Bisnis.com, JAKARTA – Sikap menantang China dalam menegosiasikan gencatan tarif dengan AS telah meyakinkan beberapa negara mulai dari Jepang hingga Uni Eropa bahwa mereka perlu mengambil posisi yang lebih keras dalam perundingan dagang dengan AS.
Jeda yang dicapai seminggu yang lalu memberi struktur pada apa yang dijanjikan sebagai putaran perundingan yang panjang dan sulit antara Washington dan Beijing, yang masih menghadapi pajak impor AS rata-rata mendekati 50% ketika pungutan sebelumnya diperhitungkan dalam tarif 30% yang disepakati di Jenewa, Swiss.
Namun, kesediaan Presiden AS Donald Trump untuk mundur begitu jauh dari bea masuk 145% sebelumnya terhadap China mengejutkan pemerintah dari Seoul hingga Brussels yang sejauh ini tetap mematuhi permintaan AS untuk berunding daripada membalas tarifnya.
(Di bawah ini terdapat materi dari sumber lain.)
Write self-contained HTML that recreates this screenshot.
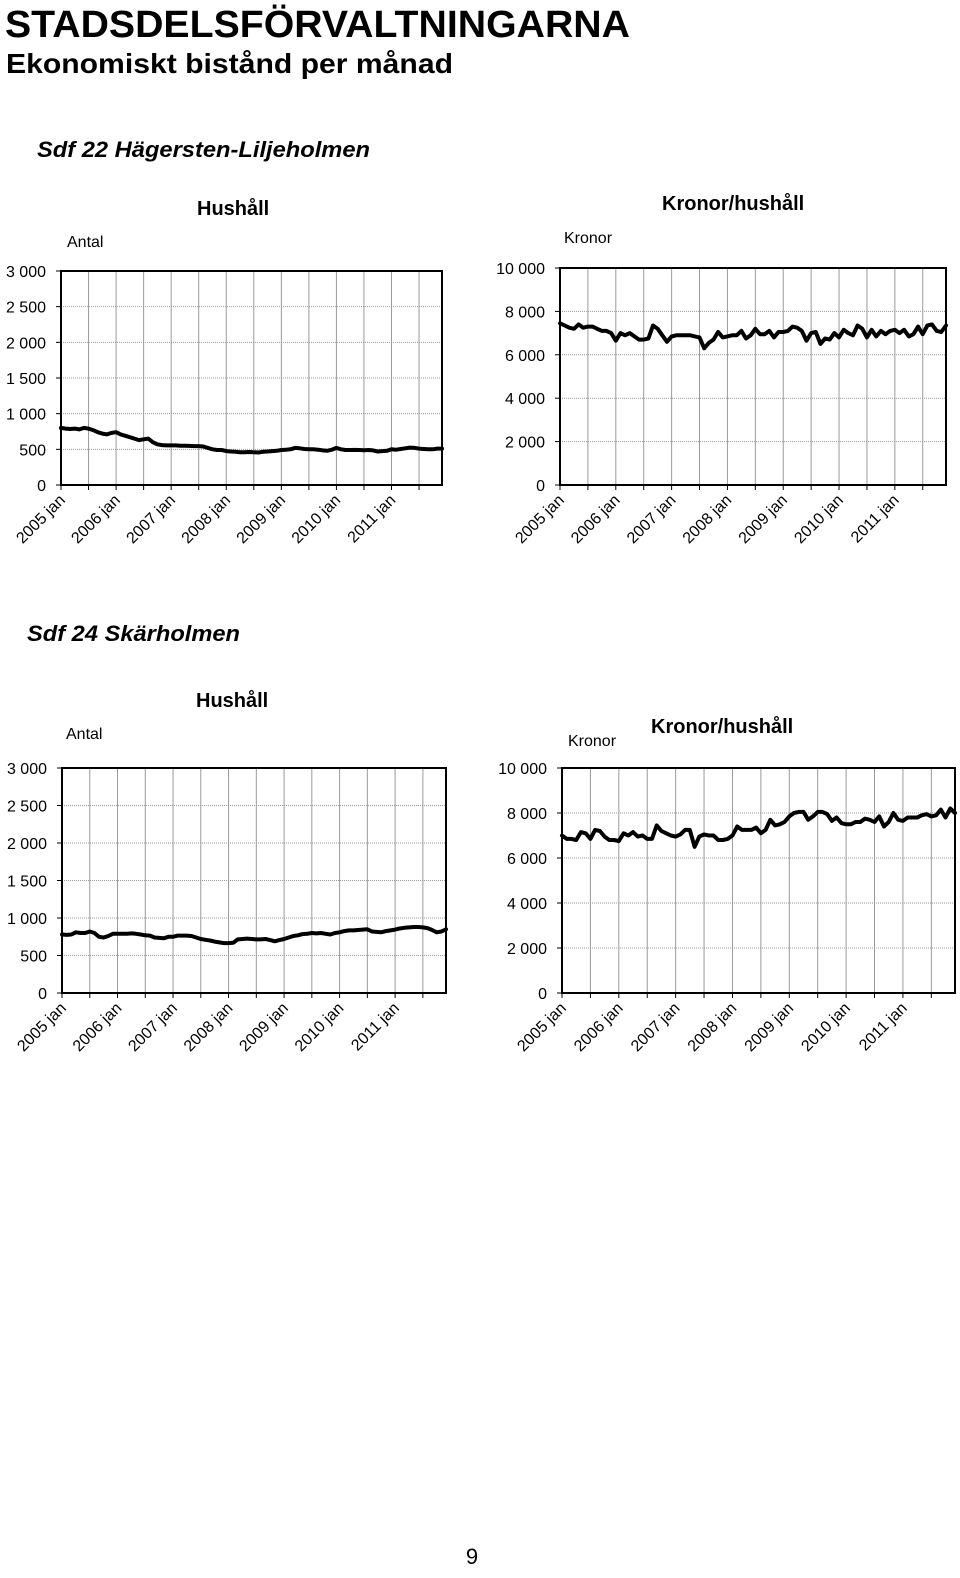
<!DOCTYPE html>
<html><head><meta charset="utf-8"><style>
html,body{margin:0;padding:0;background:#fff;}
svg{display:block;font-family:"Liberation Sans",Arial,sans-serif;}
</style></head><body>
<svg id="page" width="960" height="1578" viewBox="0 0 960 1578" xmlns="http://www.w3.org/2000/svg">
<text x="5" y="37" font-size="38" font-weight="bold" textLength="625" lengthAdjust="spacingAndGlyphs">STADSDELSFÖRVALTNINGARNA</text>
<text x="6" y="73" font-size="28" font-weight="bold" textLength="447" lengthAdjust="spacingAndGlyphs">Ekonomiskt bistånd per månad</text>
<text x="37" y="157" font-size="22" font-weight="bold" font-style="italic" textLength="333" lengthAdjust="spacingAndGlyphs">Sdf 22 Hägersten-Liljeholmen</text>
<text x="27" y="641" font-size="22" font-weight="bold" font-style="italic" textLength="213" lengthAdjust="spacingAndGlyphs">Sdf 24 Skärholmen</text>
<text x="197" y="215" font-size="20" font-weight="bold">Hushåll</text>
<text x="67" y="247" font-size="16">Antal</text>
<text x="662" y="210" font-size="20" font-weight="bold">Kronor/hushåll</text>
<text x="564" y="243" font-size="16">Kronor</text>
<text x="196" y="707" font-size="20" font-weight="bold">Hushåll</text>
<text x="66" y="739" font-size="16">Antal</text>
<text x="651" y="733" font-size="20" font-weight="bold">Kronor/hushåll</text>
<text x="568" y="746" font-size="16">Kronor</text>
<text x="472" y="1564" font-size="22" text-anchor="middle">9</text>
</svg>
<script>
const xTickLabels = ["2005 jan","2006 jan","2007 jan","2008 jan","2009 jan","2010 jan","2011 jan"];
const hushallTicks = [0,500,1000,1500,2000,2500,3000];
const kronorTicks = [0,2000,4000,6000,8000,10000];
const hushall22 = [800,790,785,790,780,800,790,770,740,720,710,730,
740,710,690,670,650,630,640,650,600,570,560,555,
555,555,550,550,548,545,545,540,520,500,490,490,
475,470,465,460,458,462,460,455,465,470,475,480,
490,495,500,520,515,505,500,500,495,485,480,495,
520,500,490,490,492,490,488,490,485,470,475,480,
500,495,505,515,525,520,510,505,500,500,510,510];
const kronor22 = [7450,7350,7250,7200,7400,7250,7300,7300,7200,7100,7100,7000,
6650,7000,6900,7000,6850,6700,6700,6750,7350,7200,6900,6600,
6850,6900,6900,6900,6900,6850,6800,6300,6550,6700,7050,6800,
6850,6900,6900,7100,6750,6900,7200,6950,6950,7100,6800,7050,
7050,7100,7300,7250,7100,6650,7000,7050,6500,6750,6700,7000,
6800,7150,7000,6900,7350,7200,6800,7150,6850,7100,6950,7100,
7150,7000,7150,6850,6950,7300,6950,7350,7400,7100,7050,7350];
const hushall24 = [780,775,780,810,800,800,820,800,750,740,760,790,
790,790,790,795,790,780,770,765,740,735,730,750,
750,765,765,765,760,740,720,710,700,685,675,665,
665,670,715,720,725,720,715,715,720,705,690,705,
720,740,760,770,785,790,800,795,800,790,780,800,
810,825,835,835,840,845,850,820,815,810,825,835,
845,860,870,875,880,880,875,865,840,810,820,850];
const kronor24 = [7000,6850,6850,6800,7150,7100,6850,7250,7200,6950,6800,6800,
6750,7100,7000,7150,6950,7000,6850,6850,7450,7200,7100,7000,
6950,7050,7250,7250,6500,6950,7050,7000,7000,6800,6800,6850,
7000,7400,7250,7250,7250,7350,7100,7250,7700,7450,7500,7600,
7850,8000,8050,8050,7700,7850,8050,8050,7950,7650,7800,7550,
7500,7500,7600,7600,7750,7700,7600,7850,7400,7600,8000,7700,
7650,7800,7800,7800,7900,7950,7850,7900,8150,7800,8200,8000];

const NS = "http://www.w3.org/2000/svg";
const svg = document.getElementById('page');
function mk(tag, attrs){const e=document.createElementNS(NS,tag);for(const k in attrs)e.setAttribute(k,attrs[k]);return e;}
function fmt(v){const s=String(v);return s.length>3?s.slice(0,s.length-3)+" "+s.slice(-3):s;}

function drawChart(id, box, ticks, yMax, data){
  const g = mk('g',{});
  
  
  svg.appendChild(g);
  const n = data.length;
  const xs = i => box.l + i*(box.r-box.l)/(n-1);
  const ys = v => box.b - v/yMax*(box.b-box.t);
  // horizontal grid + y labels
  ticks.forEach(t=>{
    const y = ys(t);
    const gl = mk('line',{x1:box.l,x2:box.r,y1:y,y2:y,stroke:'#9a9a9a','stroke-width':1,'stroke-dasharray':'1 1'});
    
    
    g.appendChild(gl);
    const tk = mk('line',{x1:box.l-5,x2:box.l,y1:y,y2:y,stroke:'#000','stroke-width':1});
    g.appendChild(tk);
    const tx = mk('text',{x:box.l-15,y:y+6,'font-size':16,'text-anchor':'end'});
    
    
    tx.textContent = fmt(t);
    g.appendChild(tx);
  });
  // vertical grid every 6 months
  for(let m=6;m<n-1;m+=6){
    const x = xs(m);
    const vl = mk('line',{x1:x,x2:x,y1:box.t,y2:box.b,stroke:'#9a9a9a','stroke-width':1});
    
    
    g.appendChild(vl);
  }
  for(let m=0;m<n;m+=6){
    const x = xs(m);
    g.appendChild(mk('line',{x1:x,x2:x,y1:box.b,y2:box.b+5,stroke:'#000','stroke-width':1}));
  }
  xTickLabels.forEach((lab,k)=>{
    const x = xs(k*12);
    const tx = mk('text',{x:0,y:0,'font-size':16,'text-anchor':'end',transform:`translate(${x+5},${box.b+16}) rotate(-45)`});
    
    
    tx.textContent = lab;
    g.appendChild(tx);
  });
  const fr = mk('rect',{x:box.l,y:box.t,width:box.r-box.l,height:box.b-box.t,fill:'none',stroke:'#000','stroke-width':2});
  
  
  g.appendChild(fr);
  const pts = data.map((v,i)=>xs(i).toFixed(1)+','+ys(v).toFixed(1)).join(' ');
  const pl = mk('polyline',{points:pts,fill:'none',stroke:'#000','stroke-width':4,'stroke-linejoin':'round','stroke-linecap':'round'});
  
  
  g.appendChild(pl);
}
drawChart('chart-hushall-sdf22',{l:61,r:442,t:271,b:485},hushallTicks,3000,hushall22);
drawChart('chart-kronor-sdf22',{l:560,r:946,t:268,b:485},kronorTicks,10000,kronor22);
drawChart('chart-hushall-sdf24',{l:62,r:446,t:768,b:993},hushallTicks,3000,hushall24);
drawChart('chart-kronor-sdf24',{l:562,r:955,t:768,b:993},kronorTicks,10000,kronor24);
</script>
</body></html>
Setelah taktik negosiasi China yang keras menghasilkan kesepakatan yang menguntungkan — meskipun sementara — negara-negara yang mengambil pendekatan yang lebih diplomatis dan cepat mempertanyakan apakah itu jalan yang benar.
"Hal ini mengubah dinamika negosiasi. Banyak negara akan melihat hasil negosiasi Jenewa dan menyimpulkan bahwa Trump mulai menyadari bahwa ia telah bertindak berlebihan," kata Stephen Olson, mantan negosiator perdagangan AS yang kini menjadi peneliti senior tamu di ISEAS dikutip dari Bloomberg, Senin (19/5/2025)
Meskipun para pejabat enggan memberi sinyal kepada publik tentang pendekatan mereka yang semakin keras, ada tanda-tanda, khususnya dari negara-negara besar, bahwa mereka menyadari bahwa mereka memegang lebih banyak kartu daripada yang diperkirakan sebelumnya dan mampu memperlambat laju negosiasi.
Baca Juga
Trump sendiri mengindikasikan minggu lalu — mendekati titik tengah dari penangguhan 90 hari — bahwa tidak ada waktu untuk membuat kesepakatan dengan sekitar 150 negara yang mengantre untuk mendapatkannya. Jadi AS dapat menetapkan tarif yang lebih tinggi secara sepihak dalam dua hingga tiga minggu ke depan.
Strategi Jepang
Pejabat perdagangan Jepang dijadwalkan mengunjungi Washington minggu ini. Menteri Perdagangan Jepang Yoji Muto melewatkan pertemuan regional minggu lalu di Korea Selatan yang dihadiri oleh Perwakilan Dagang AS Jamieson Greer.
Negosiator utama Ryosei Akazawa, yang memimpin gugus tugas tarif Jepang, mengatakan awal bulan ini bahwa ia berharap untuk mencapai kesepakatan dengan AS pada bulan Juni, tetapi laporan media lokal baru-baru ini menunjukkan kesepakatan lebih mungkin dicapai pada bulan Juli, menjelang pemilihan majelis tinggi.
Para pembuat kebijakan di Tokyo mungkin mulai berpikir bahwa lebih baik mengambil waktu daripada membuat konsesi besar untuk menyelesaikan semuanya dengan cepat.
"Semua orang dalam antrean bertanya-tanya, 'Nah, mengapa saya mengantre? Kesepakatan ini membiarkan China melewati antrean dan juga tidak memiliki manfaat yang jelas bagi AS sehingga sangat menyakitkan bagi negara-negara lain yang menonton," kata Alicia Garcia Herrero, kepala ekonom untuk Asia Pasifik di Natixis.
Bahkan pejabat AS mengisyaratkan bahwa negosiasi akan memakan waktu lebih lama. Menteri Perdagangan Howard Lutnick mengatakan bahwa pembicaraan dengan Jepang dan Korea Selatan akan memakan waktu.
Pada Minggu (18/5/2025) kemarin, Menteri Keuangan Scott Bessent terdengar optimistis tentang pembicaraan secara lebih luas, menambahkan bahwa "kita tidak sampai di sini dalam semalam."
"Dengan beberapa pengecualian, negara-negara datang dengan proposal yang sangat bagus untuk kita. Mereka ingin menurunkan tarif mereka, mereka ingin menurunkan hambatan non-tarif mereka, beberapa dari mereka telah memanipulasi mata uang mereka, mereka telah mensubsidi industri dan tenaga kerja," kata Bessent.